Researchers at the Pacific Northwest National Laboratory (PNNL) in the US have developed a new model to simulate the performance of flow battery systems.
The EZBattery model is a physics-based simulation tool that allows researchers to predict the performance of redox flow batteries and variants in under one second, said PNNL. This is without the need to have training datasets.
The model can predict how redox flow batteries will behave based on laboratory-scale experiments, it said.
In the past, experimenting on batteries took a lot of time, especially to understand a battery’s lifespan. This required viewing a lot of charge-discharge cycles. It also required trial and error to match the right materials.
But this tool allows researchers to more easily optimise battery designs and electrolyte chemistries without the need for extensive physical prototyping or weeks of experimentation, it said.

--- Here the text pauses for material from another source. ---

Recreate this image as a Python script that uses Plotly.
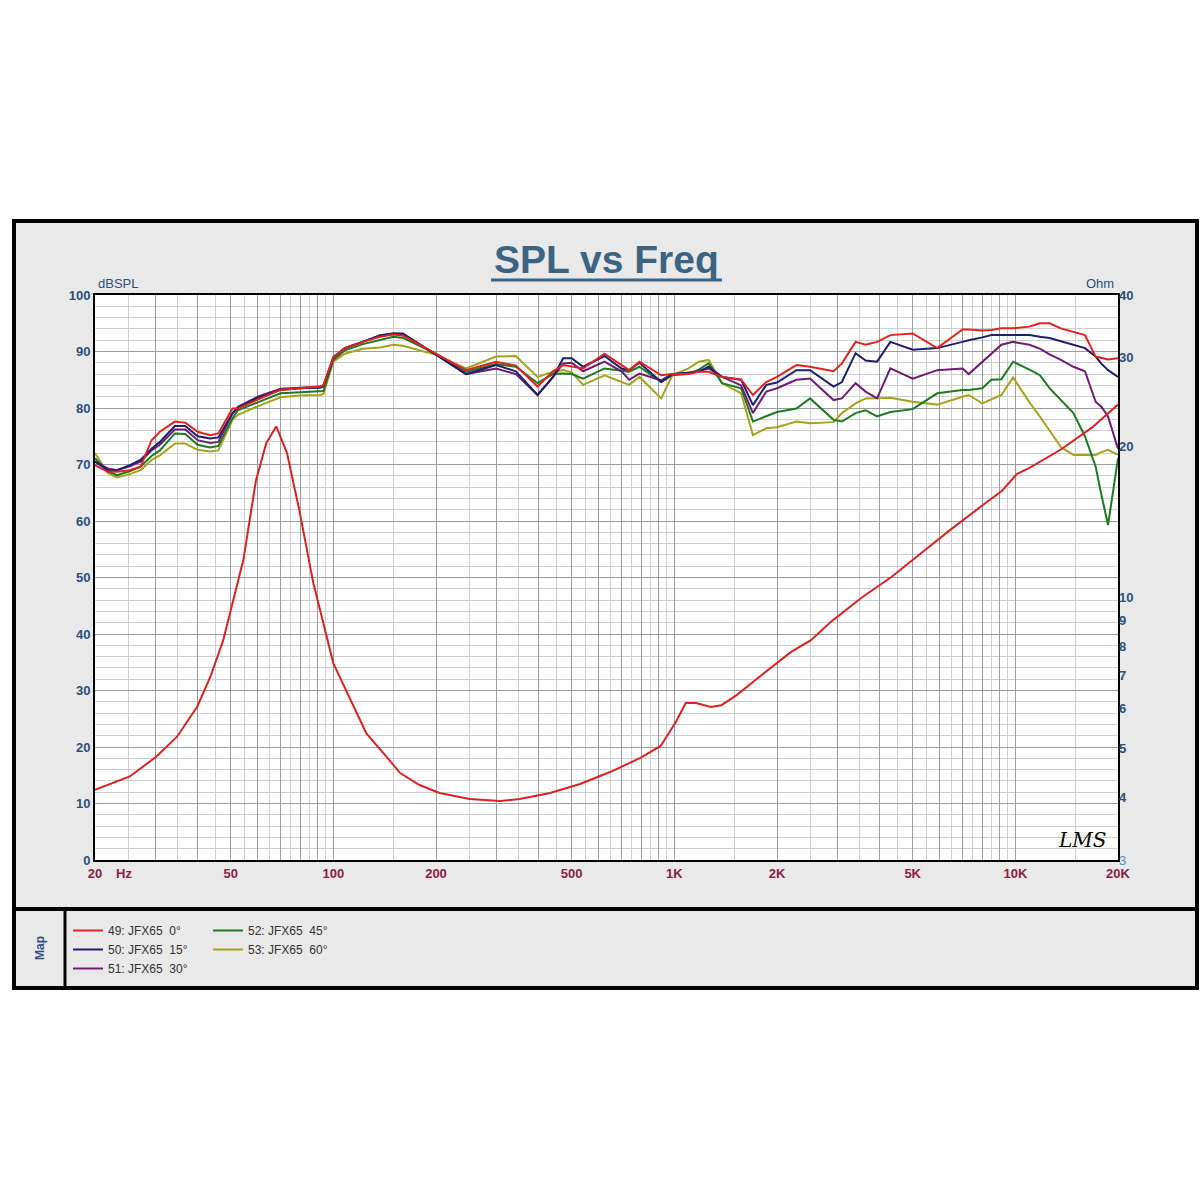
import math
import plotly.graph_objects as go

# ---------------- data ----------------
freq = [20, 21.8, 23.2, 25.3, 27.2, 29.3, 31, 34.3, 36.8, 40, 43.5, 46, 50.6, 52.5, 60,
        70, 80, 91.5, 93.5, 100, 108, 122, 137, 150, 160, 200, 245, 300, 343, 397,
        441, 472, 500, 540, 624, 700, 737, 790, 915, 986, 1100, 1180, 1260, 1380, 1570,
        1700, 1860, 2000, 2280, 2500, 2930, 3100, 3400, 3640, 3930, 4300, 5000, 5900, 7000, 7300,
        8000, 8500, 9100, 9850, 11000, 11800, 12600, 13600, 14800, 16000, 17200, 17900, 18700, 20000]

spl_0 = [69.9, 68.7, 68.7, 69.0, 69.6, 74.3, 75.8, 77.6, 77.4, 75.8, 75.2, 75.5, 79.9, 79.9, 81.5,
         83.2, 83.5, 83.8, 84.0, 89.0, 90.6, 91.7, 92.6, 93.0, 92.8, 89.6, 86.7, 88.2, 87.5, 83.8,
         86.5, 87.6, 87.3, 87.0, 89.6, 87.5, 86.7, 88.2, 85.8, 86.0, 86.0, 86.4, 86.4, 85.5, 85.0,
         82.3, 84.6, 85.5, 87.6, 87.3, 86.5, 87.9, 91.7, 91.2, 91.7, 92.9, 93.2, 90.6, 93.9, 93.9,
         93.7, 93.8, 94.1, 94.1, 94.4, 95.0, 95.0, 94.1, 93.5, 92.9, 89.1, 88.8, 88.6, 88.8]

spl_15 = [70.5, 69.0, 69.0, 69.9, 70.8, 72.8, 74.0, 76.8, 76.8, 75.0, 74.6, 74.8, 79.1, 80.0, 81.8,
          83.2, 83.5, 83.6, 83.8, 89.0, 90.6, 91.7, 92.9, 93.2, 93.2, 89.4, 86.0, 87.6, 86.5, 82.3,
          85.5, 88.8, 88.8, 87.3, 89.2, 87.0, 86.7, 88.0, 84.6, 86.0, 86.2, 86.4, 87.3, 85.5, 85.0,
          80.5, 84.1, 84.5, 86.7, 86.7, 83.8, 84.6, 89.7, 88.4, 88.2, 91.7, 90.3, 90.6, 91.7, 92.0,
          92.5, 92.9, 92.9, 92.9, 92.9, 92.6, 92.4, 91.8, 91.2, 90.6, 89.1, 87.8, 86.7, 85.5]

spl_30 = [70.5, 69.3, 69.0, 69.7, 70.5, 72.5, 73.5, 76.2, 76.2, 74.3, 73.8, 74.0, 79.0, 80.2, 82.0,
          83.4, 83.6, 83.8, 84.0, 88.8, 90.6, 91.8, 92.8, 93.2, 93.0, 89.5, 86.0, 87.0, 86.0, 82.3,
          85.5, 87.9, 88.0, 86.5, 88.2, 86.5, 85.0, 86.1, 84.9, 86.0, 86.2, 86.6, 87.0, 85.5, 84.0,
          79.1, 82.9, 83.5, 85.0, 85.2, 81.4, 81.7, 84.4, 82.9, 81.7, 87.0, 85.2, 86.7, 87.0, 86.0,
          88.2, 89.7, 91.2, 91.7, 91.2, 90.5, 89.5, 88.5, 87.3, 86.5, 81.1, 80.2, 78.5, 72.8]

spl_45 = [71.1, 68.8, 68.1, 68.8, 69.6, 71.5, 72.5, 75.5, 75.4, 73.5, 73.0, 73.3, 78.2, 79.6, 81.0,
          82.6, 82.8, 82.9, 83.0, 88.5, 90.2, 91.3, 92.0, 92.6, 92.4, 89.6, 86.4, 87.8, 87.3, 84.4,
          86.0, 86.1, 86.0, 85.2, 87.0, 86.5, 86.4, 87.3, 84.6, 85.8, 86.0, 86.8, 87.9, 84.4, 83.5,
          77.6, 78.5, 79.3, 79.9, 81.7, 77.9, 77.6, 79.1, 79.6, 78.5, 79.3, 79.8, 82.6, 83.2, 83.2,
          83.5, 85.0, 85.1, 88.2, 86.8, 85.8, 83.5, 81.5, 79.1, 75.0, 69.6, 64.5, 59.3, 71.1]

spl_60 = [72.0, 68.5, 67.7, 68.3, 69.0, 70.8, 71.6, 73.7, 73.7, 72.6, 72.3, 72.5, 77.9, 78.8, 80.3,
          81.9, 82.2, 82.3, 82.5, 88.2, 89.6, 90.5, 90.7, 91.2, 91.0, 89.4, 87.0, 89.1, 89.2, 85.5,
          86.4, 86.7, 86.3, 84.1, 85.8, 84.6, 84.1, 85.5, 81.7, 85.8, 87.0, 88.2, 88.5, 84.4, 82.6,
          75.2, 76.4, 76.6, 77.6, 77.3, 77.5, 79.1, 80.8, 81.7, 81.7, 81.8, 81.1, 80.6, 82.0, 82.3,
          80.8, 81.5, 82.3, 85.4, 81.0, 78.5, 76.0, 73.1, 71.7, 71.7, 71.7, 72.2, 72.6, 71.7]

imp_freq = [20, 25.3, 30.3, 34.8, 39.9, 43.6, 47.5, 50.7, 54.5, 59.3, 63.6, 68, 73.1, 79.5, 87.3,
            100, 109, 125, 146, 157, 179, 205, 251, 308, 352, 432, 529, 648, 795, 912,
            1010, 1080, 1157, 1280, 1373, 1523, 1800, 2200, 2515, 2880, 3530, 4330, 5300, 6500, 7960,
            9140, 10100, 11000, 13600, 16800, 20000]
imp_ohm = [4.14, 4.40, 4.82, 5.28, 6.06, 6.95, 8.2, 9.74, 11.9, 17.1, 20.3, 21.9, 19.4, 14.9, 10.7,
           7.39, 6.54, 5.36, 4.74, 4.47, 4.23, 4.08, 3.97, 3.93, 3.97, 4.08, 4.25, 4.49, 4.79, 5.06,
           5.65, 6.16, 6.16, 6.05, 6.1, 6.39, 7.0, 7.79, 8.22, 8.94, 9.97, 10.98, 12.26, 13.69, 15.2,
           16.3, 17.6, 18.1, 19.7, 21.8, 24.2]

series_names = ["49: JFX65\u00a0\u00a00°", "50: JFX65\u00a0\u00a015°", "51: JFX65\u00a0\u00a030°",
                "52: JFX65\u00a0\u00a045°", "53: JFX65\u00a0\u00a060°"]
series_colors = ["#e3221f", "#1c1f6e", "#6e1d72", "#1e7a22", "#a3a31c"]

x_tick_vals = [20, 50, 100, 200, 500, 1000, 2000, 5000, 10000, 20000]
x_tick_text = ["20", "50", "100", "200", "500", "1K", "2K", "5K", "10K", "20K"]
ohm_tick_vals = [3, 4, 5, 6, 7, 8, 9, 10, 20, 30, 40]

# ---------------- layout helpers ----------------
W, H = 1200, 1200
PL, PR, PT, PB = 95, 1118, 295, 860


def px(x):
    return (x - PL) / (PR - PL)


def py(y):
    return (PB - y) / (PB - PT)


# gridline positions (log frequency grid like LMS)
major_grid, minor_grid = [], []
for dec in [10, 100, 1000, 10000]:
    for k in range(1, 11):
        f = dec * k
        if 20 < f < 20000 and f not in major_grid:
            major_grid.append(f)
    for k in range(1, 10):
        f = dec * (k + 0.5)
        if 20 < f < 20000:
            minor_grid.append(f)

all_tickvals = [20] + major_grid + [20000]
label_map = dict(zip(x_tick_vals, x_tick_text))
all_ticktext = [label_map.get(v, "") for v in all_tickvals]

fig = go.Figure()

spl_series = [spl_0, spl_15, spl_30, spl_45, spl_60]
order = [4, 3, 2, 1, 0]
for i in order:
    fig.add_trace(go.Scatter(
        x=freq, y=spl_series[i], mode="lines", name=series_names[i],
        line=dict(color=series_colors[i], width=2),
        legend="legend" if i < 3 else "legend2", legendrank=i + 1,
    ))

fig.add_trace(go.Scatter(
    x=imp_freq, y=imp_ohm, mode="lines", yaxis="y2", showlegend=False,
    line=dict(color="#d92323", width=2),
))

ohm_text = []
for v in ohm_tick_vals:
    if v == 3:
        ohm_text.append("<span style='color:#4a8fd0;font-weight:normal'>3</span>")
    else:
        ohm_text.append(str(v))

title_color = "#3c6482"
axis_blue = "#2c4f7e"
x_red = "#8c1d45"

shapes = [
    # gray outer panel
    dict(type="rect", xref="paper", yref="paper", x0=px(14), x1=px(1197), y0=py(988), y1=py(221),
         fillcolor="#e9e9e9", line=dict(color="black", width=4), layer="below"),
    # white plot area
    dict(type="rect", xref="paper", yref="paper", x0=0, x1=1, y0=0, y1=1,
         fillcolor="white", line=dict(width=0), layer="below"),
    # legend divider
    dict(type="line", xref="paper", yref="paper", x0=px(14), x1=px(1197), y0=py(909), y1=py(909),
         line=dict(color="black", width=4)),
    dict(type="line", xref="paper", yref="paper", x0=px(65), x1=px(65), y0=py(909), y1=py(988),
         line=dict(color="black", width=3)),
    # title underline
    dict(type="line", xref="paper", yref="paper", x0=px(491), x1=px(722), y0=py(280), y1=py(280),
         line=dict(color=title_color, width=3)),
]

annotations = [
    dict(text="<b>SPL vs Freq</b>", xref="paper", yref="paper", x=px(606), y=py(260),
         xanchor="center", yanchor="middle", showarrow=False,
         font=dict(family="Liberation Sans, Arial", size=39, color=title_color)),
    dict(text="dBSPL", xref="paper", yref="paper", x=px(96), y=py(283), xanchor="left", yanchor="middle",
         showarrow=False, font=dict(family="Liberation Sans, Arial", size=13, color=axis_blue)),
    dict(text="Ohm", xref="paper", yref="paper", x=px(1116), y=py(283), xanchor="right", yanchor="middle",
         showarrow=False, font=dict(family="Liberation Sans, Arial", size=13, color=axis_blue)),
    dict(text="<b>Hz</b>", xref="paper", yref="paper", x=px(114), y=py(873), xanchor="left", yanchor="middle",
         showarrow=False, font=dict(family="Liberation Sans, Arial", size=13, color=x_red)),
    dict(text="<b>Map</b>", xref="paper", yref="paper", x=px(40), y=py(948), xanchor="center", yanchor="middle",
         textangle=-90, showarrow=False, font=dict(family="Liberation Sans, Arial", size=12, color=axis_blue)),
    dict(text="<i>LMS</i>", xref="paper", yref="paper", x=px(1082), y=py(840), xanchor="center", yanchor="middle",
         showarrow=False, font=dict(family="DejaVu Serif", size=20, color="black")),
]

fig.update_layout(
    width=W, height=H,
    margin=dict(l=PL, r=W - PR, t=PT, b=H - PB, pad=0),
    paper_bgcolor="white", plot_bgcolor="white",
    font=dict(family="Liberation Sans, Arial", size=13),
    shapes=shapes, annotations=annotations,
    xaxis=dict(type="log", range=[math.log10(20), math.log10(20000)],
               tickmode="array", tickvals=all_tickvals, ticktext=all_ticktext,
               ticks="", ticklen=0, showgrid=True, gridcolor="#9c9c9c", gridwidth=1,
               tickfont=dict(color=x_red, size=13, weight="bold"),
               showline=True, mirror=True, linecolor="black", linewidth=2,
               minor=dict(tickmode="array", tickvals=minor_grid, showgrid=True,
                          gridcolor="#cfcfcf", gridwidth=1, ticks=""),
               zeroline=False),
    yaxis=dict(range=[0, 100], tickmode="linear", tick0=0, dtick=10,
               ticks="", showgrid=True, gridcolor="#9c9c9c", gridwidth=1,
               tickfont=dict(color=axis_blue, size=13, weight="bold"),
               showline=True, mirror=True, linecolor="black", linewidth=2,
               minor=dict(dtick=2, showgrid=True, gridcolor="#cfcfcf", gridwidth=1, ticks=""),
               zeroline=False),
    yaxis2=dict(type="log", overlaying="y", side="right",
                range=[math.log10(3), math.log10(40)],
                tickmode="array", tickvals=ohm_tick_vals, ticktext=ohm_text,
                ticks="", showgrid=False, zeroline=False,
                tickfont=dict(color=axis_blue, size=13, weight="bold")),
    legend=dict(x=px(68), y=py(916), xanchor="left", yanchor="top", bgcolor="rgba(0,0,0,0)",
                font=dict(family="Liberation Sans, Arial", size=12, color="#333333"),
                tracegroupgap=0, itemwidth=30, traceorder="normal"),
    legend2=dict(x=px(208), y=py(916), xanchor="left", yanchor="top", bgcolor="rgba(0,0,0,0)",
                 font=dict(family="Liberation Sans, Arial", size=12, color="#333333"),
                 tracegroupgap=0, itemwidth=30, traceorder="normal"),
)

fig.write_html("out.html")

The model deals with the three main architectures of flow batteries:
- liquid electrolyte flow systems
- hybrid systems
- redox-targeting/redox-shuttling flow batteries.
The EZBattery model is more powerful because it can simulate individual batteries as well as large-scale systems. It can also deal with constant current and varying power operations, PNNL said.
Jie Bao, lead researcher and project lead, said: “This new model is like a superpower for energy storage researchers aiming to accelerate the development of energy storage technologies. To get the best performing long-duration energy storage system that will power our homes and the grid, we need to be able iterate quickly and efficiently.”
The model is publicly available on GitHub, with detailed tutorials for users, and an easy-to-use software which has input and output formats. Users can also calibrate the model with an automated process and control the start and stop operating time and state of charge of any given battery combinations.